Cuando uno escucha a Jesús hablar así de claro, ha de dejar a un lado los autoengaños ilusorios y caer en la cuenta de aquella observación tan certera de D. Sölle: «El hombre no vive sólo de pan, muere también de sólo pan». Quien no está dispuesto a morir, a dar la vida, está predispuesto a matar, a quitar la vida y a no dejar vivir en paz a nadie. Porque sólo hay dos maneras de vivir: o entendemos la vida como un botín, que hay que disputar a todos en despiadada competencia, caiga quien caiga, porque sólo interesa mi vida y la de los míos —quien así piensa, es claro, al morir, pierde su vida—; o entendemos la vida como una comunión, en la que hay que compartir y repartir para que todos puedan vivir. Y entonces, el que así piensa y vive, al morir, no pierde la vida, sino que la da.

Éste es el caso de Jesús, que aprendió, sufriendo, a obedecer y llegado el momento de la verdad, supo enterrarse en el surco de la cruz como una semilla generosa, para convertirse en autor de salvación eterna y en cosecha abundante de vida para cuantos creen en Él y le obedecen.

¡Cuántas manos sin cicatrices, perfectamente inútiles! ¡Cuántos valores escrupulosamente custodiados, estériles para la vida eterna! Nos enseña el Señor el arte difícil de la buena siembra, el aborrecimiento de uno mismo para que se haga presente su vida y su victoria en la comunión, para que sepamos entender el misterio de la entrega y de la cruz y aprendamos, por medio del servicio y de la obediencia al Señor, a imitar a Jesús, fuente de vida y espiga de resurrección.

En esta antesala de la muerte del Señor, cuando vivimos unos momentos históricos tan ambiguos, marcados por tantos signos de derrota y confusión —la proliferación de leyes claramente inmorales, el compadreo con los terroristas para ganar puntos en la estima social, la cultura del botellón como ideal del joven español posmoderno, la espera de la Semana Santa como una oferta de ganga vacacional, y tantas cosas de este tenor—, se hace irremediablemente urgente rezar con el salmista e identificarnos con el alma cristiana de los santos, pidiéndole a gritos a Dios: «Por tu misericordia, Señor, borra mi culpa, limpia del todo mi pecado; crea en mí un corazón puro; devuélveme la alegría de tu salvación; no me quites tu santo espíritu».

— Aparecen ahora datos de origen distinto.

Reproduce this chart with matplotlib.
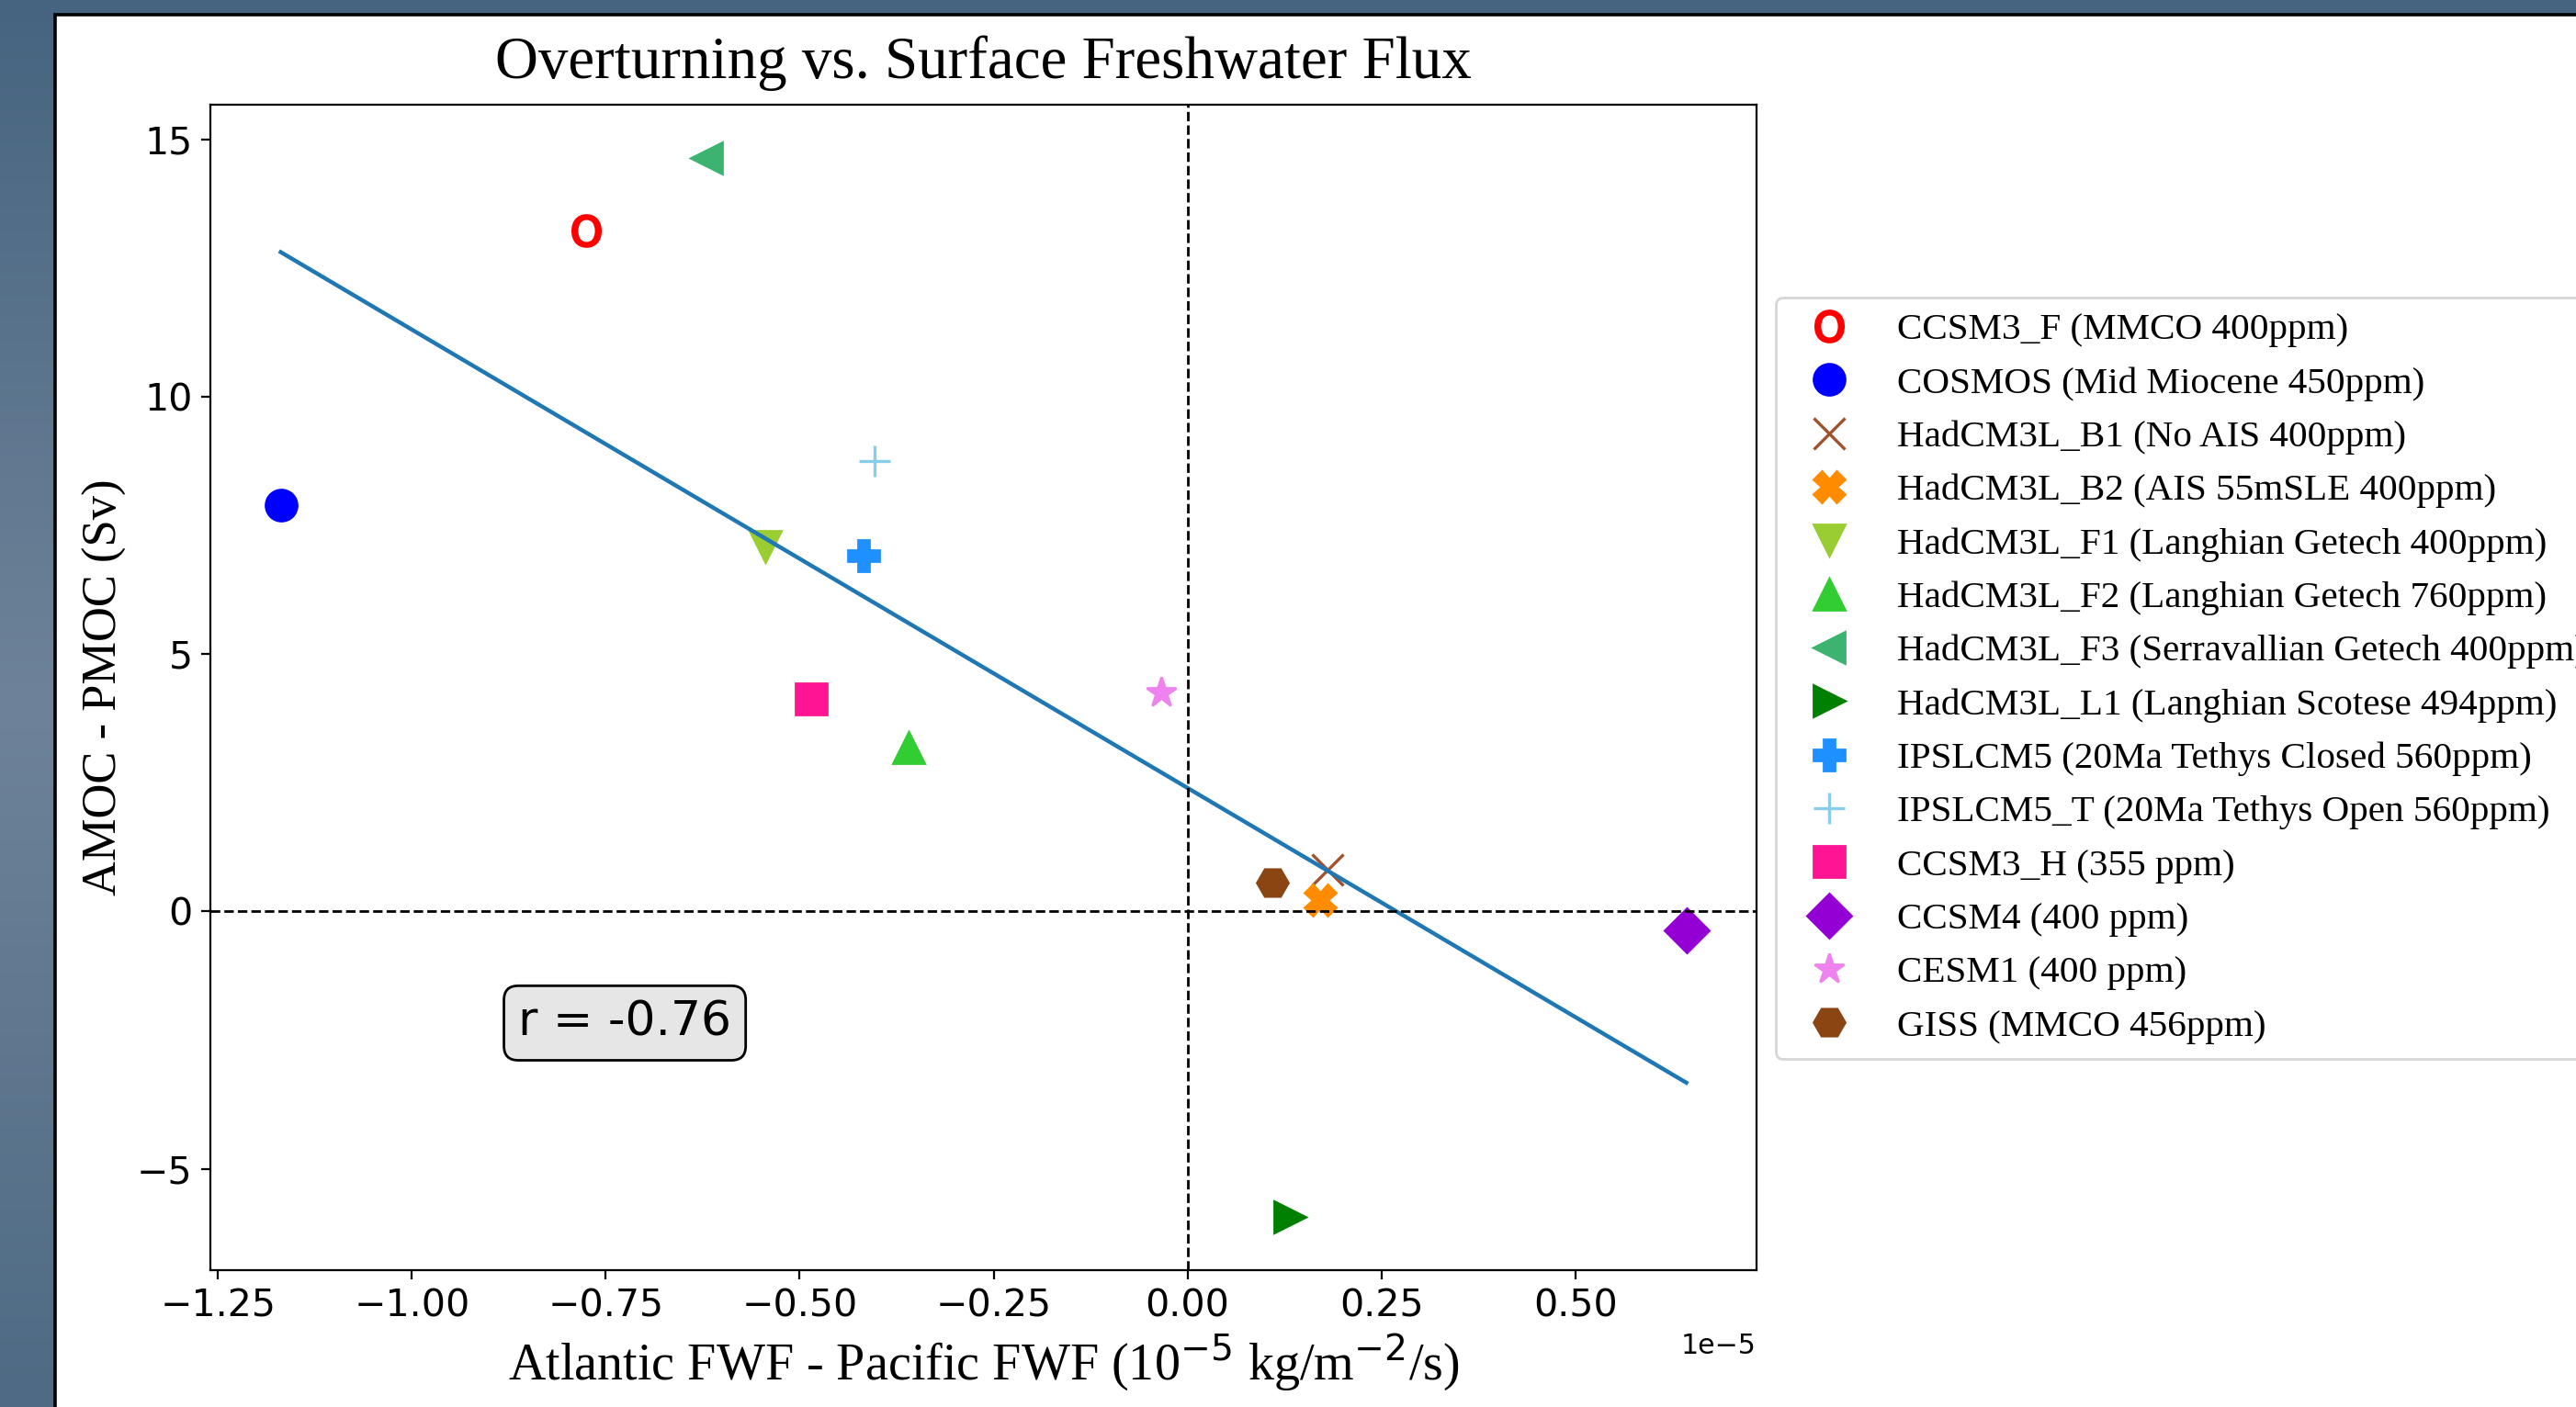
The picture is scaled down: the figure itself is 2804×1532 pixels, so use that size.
import matplotlib
matplotlib.use("Agg")
import matplotlib.pyplot as plt
import numpy as np
from matplotlib.colors import LinearSegmentedColormap
from matplotlib.patches import Rectangle

# Model runs: Atlantic minus Pacific freshwater flux (1e-5 kg/m2/s) and AMOC - PMOC (Sv)
labels = [
    "CCSM3_F (MMCO 400ppm)",
    "COSMOS (Mid Miocene 450ppm)",
    "HadCM3L_B1 (No AIS 400ppm)",
    "HadCM3L_B2 (AIS 55mSLE 400ppm)",
    "HadCM3L_F1 (Langhian Getech 400ppm)",
    "HadCM3L_F2 (Langhian Getech 760ppm)",
    "HadCM3L_F3 (Serravallian Getech 400ppm)",
    "HadCM3L_L1 (Langhian Scotese 494ppm)",
    "IPSLCM5 (20Ma Tethys Closed 560ppm)",
    "IPSLCM5_T (20Ma Tethys Open 560ppm)",
    "CCSM3_H (355 ppm)",
    "CCSM4 (400 ppm)",
    "CESM1 (400 ppm)",
    "GISS (MMCO 456ppm)",
]
fwf_diff = [-0.775, -1.169, 0.181, 0.171, -0.544, -0.360, -0.620,
            0.132, -0.418, -0.404, -0.485, 0.643, -0.034, 0.109]
moc_diff = [13.23, 7.90, 0.82, 0.23, 7.09, 3.19, 14.65,
            -5.94, 6.92, 8.75, 4.14, -0.37, 4.26, 0.57]
markers = [r"$\mathrm{O}$", "o", "x", "X", "v", "^", "<",
           ">", "P", "+", "s", "D", "*", "H"]
colors = ["red", "blue", "sienna", "darkorange", "yellowgreen", "limegreen",
          "mediumseagreen", "green", "dodgerblue", "skyblue", "deeppink",
          "darkviolet", "violet", "saddlebrown"]

x = np.array(fwf_diff) * 1e-5
y = np.array(moc_diff)

fig = plt.figure(figsize=(14.02, 7.66), dpi=200)

# window backdrop behind the figure panel
bg = fig.add_axes([0, 0, 1, 1], zorder=-10)
cmap = LinearSegmentedColormap.from_list(
    "bg", [(0.0, "#4e6a84"), (0.5, "#6e8399"), (1.0, "#466480")])
bg.imshow(np.linspace(0, 1, 256).reshape(-1, 1)[::-1] * np.ones((1, 4)),
          cmap=cmap, aspect="auto", extent=[0, 1, 0, 1], origin="upper")
bg.axis("off")
fig.patches.append(Rectangle((60 / 2804, -0.05), 1.2, 1.05 - 16 / 1532,
                             transform=fig.transFigure, facecolor="white",
                             edgecolor="black", linewidth=1.3, zorder=-5))

ax = fig.add_axes([0.0817, 0.0973, 0.6002, 0.8283])

for xi, yi, m, c, lab in zip(x, y, markers, colors, labels):
    mew = 1.2 if m in ("x", "+") else 1.0
    ax.plot(xi, yi, ls="none", marker=m, color=c, ms=12.2, mew=mew, label=lab)

# least-squares fit and correlation
slope, intercept = np.polyfit(x, y, 1)
xs = np.array([x.min(), x.max()])
ax.plot(xs, slope * xs + intercept, color="#1f77b4", lw=1.6)
r = np.corrcoef(x, y)[0, 1]

ax.axhline(0, color="k", ls="--", lw=1)
ax.axvline(0, color="k", ls="--", lw=1)

ax.text(0.268, 0.212, f"r = {r:.2f}", transform=ax.transAxes, fontsize=18.7,
        ha="center", va="center",
        bbox=dict(boxstyle="round,pad=0.3", facecolor="0.9", edgecolor="black"))

serif = "Liberation Serif"
ax.set_title("Overturning vs. Surface Freshwater Flux", fontname=serif,
             fontsize=23.4, pad=10.5)
ax.set_xlabel(r"Atlantic FWF - Pacific FWF (10$^{-5}$ kg/m$^{-2}$/s)",
              fontname=serif, fontsize=20.2, labelpad=3)
ax.set_ylabel("AMOC - PMOC (Sv)", fontname=serif, fontsize=18.9)
ax.tick_params(labelsize=14.8)
ax.xaxis.get_offset_text().set_fontsize(10.8)

ax.legend(loc="upper left", bbox_to_anchor=(0.6894, 0.7885),
          bbox_transform=fig.transFigure, borderaxespad=0,
          prop={"family": serif, "size": 14.8})

fig.savefig("out.png", dpi=200)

El día 28 de marzo, viniendo de Sos del Rey Católico, entré en el monasterio de La Oliva y, por unos momentos, me uní a un grupo de personas mayores que venían de Castellón y escuchaban a un monje explicaciones del lugar. Cuando el guía les dijo que en el coro donde se hallaban entonces, ellos comenzaban a rezar a Dios a las 4:30 de la madrugada, una señora, con toda espontaneidad, le dijo: «¡Son ustedes unos santos!». Quise entender, sin descender a matices, que todo lo que mortifica por el motivo que sea, lo que no es dar gusto al cuerpo, lo que significa ir contra la corriente de la comodidad y hacer algo distinto de lo normal, pasa por extraordinario y noble. Pues bien, de eso se trata, de seguir a Jesús, de servir al Señor, de dar mucho fruto enterrándose como la semilla en el surco del amor diario. Y eso no es cosa sólo de los monjes, sino de todos los cristianos. Así sea.